Opinion
No. 06-72533.
This panel unanimously finds this case suitable for decision without oral argument. See Fed.R.App.P. 34(a)(2).
Filed July 20, 2007.
Winiata Ropere Tewhetu Shortland, Castro Valley, CA, pro se.
Ronald E. Lefevre, Chief Counsel, Office of the District Counsel, Department of Homeland Security, San Francisco, CA, Hillel Smith, U.S. Department of Justice, Civil Div./Office of Immigration Lit., Washington, DC, for Respondent.
On Petition for Review of an Order of the Board of Immigration Appeals. Agency No. A77-431-901.
Before: LEAVY, THOMAS, and BERZON, Circuit Judges.
MEMORANDUM
This disposition is not appropriate for publication and is not precedent except as provided by 9th Cir.

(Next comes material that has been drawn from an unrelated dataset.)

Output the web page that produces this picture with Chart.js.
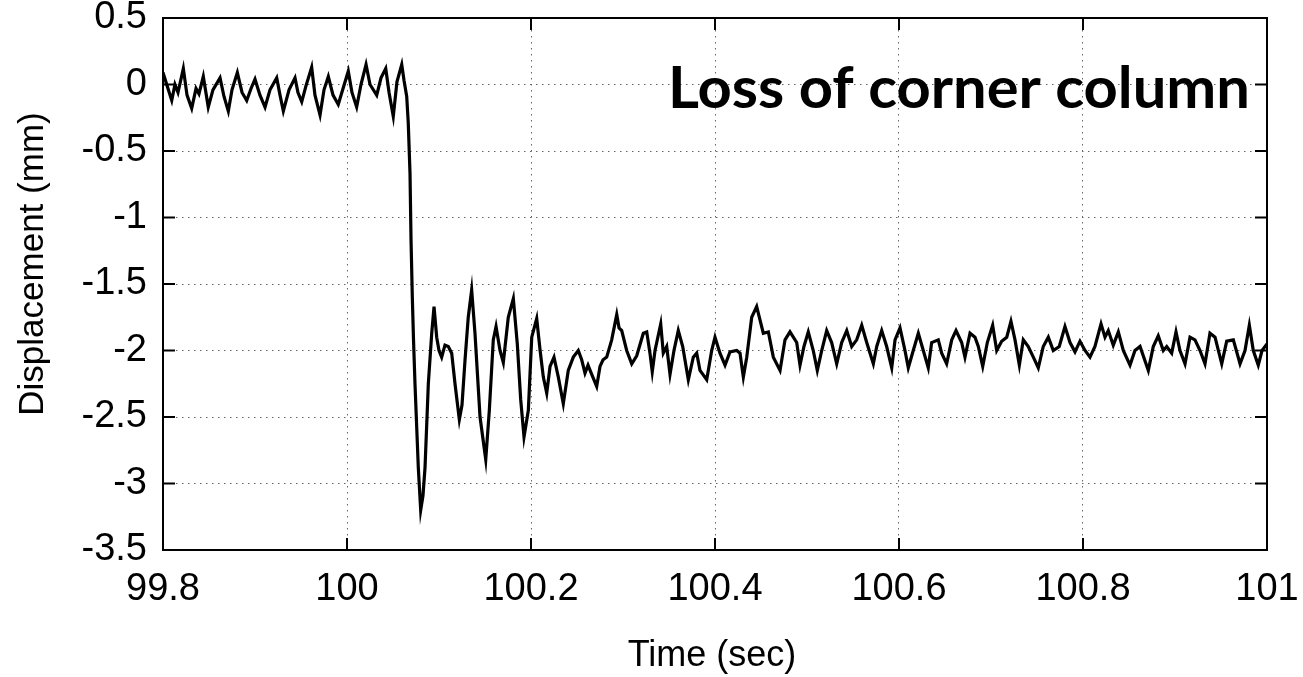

R. 36-3.
Winiata Ropere Tewhetu Shortland, a native and citizen of New Zealand, petitions for review of the Board of Immigration Appeals' ("BIA") decision affirming the ruling of an Immigration Judge ("IJ") denying his application for asylum, withholding of removal, and relief under the Convention Against Torture ("CAT"). We have jurisdiction under 8 U.S.C. § 1252.
Where, as here, the BIA reviews the IJ's decision de novo, our review is limited to the BIA's decision. See Ochoa v. Gonzales, 406 F.3d 1166, 1169 (9th Cir. 2005). We review the agency's decision for substantial evidence, see Gu v. Gonzales, 454 F.3d 1014, 1018 (9th Cir. 2006), and we deny the petition.
Substantial evidence supports the BIA's denial of asylum because there is no evidence in the record that Tewhetu Shortland suffered any harm on account of a protected ground. See INS v. Elias-Zacarias, 502 U.S. 478, 481-84, 112 S.Ct. 812, 117 L.Ed.2d 38 (1992).
Because Tewhetu Shortland failed to satisfy the lower standard of proof for asylum, he necessarily failed to satisfy the more stringent standard for withholding of removal. See Mansour v. Ashcroft, 390 F.3d 667, 673 (9th Cir. 2004).
Finally, substantial evidence supports the BIA's denial of Tewhetu Shortland's CAT claim because he did not show that it was more likely than not that he would be tortured if he returned to New Zealand. See Malhi v. INS, 336 F.3d 989, 993 (9th Cir. 2003).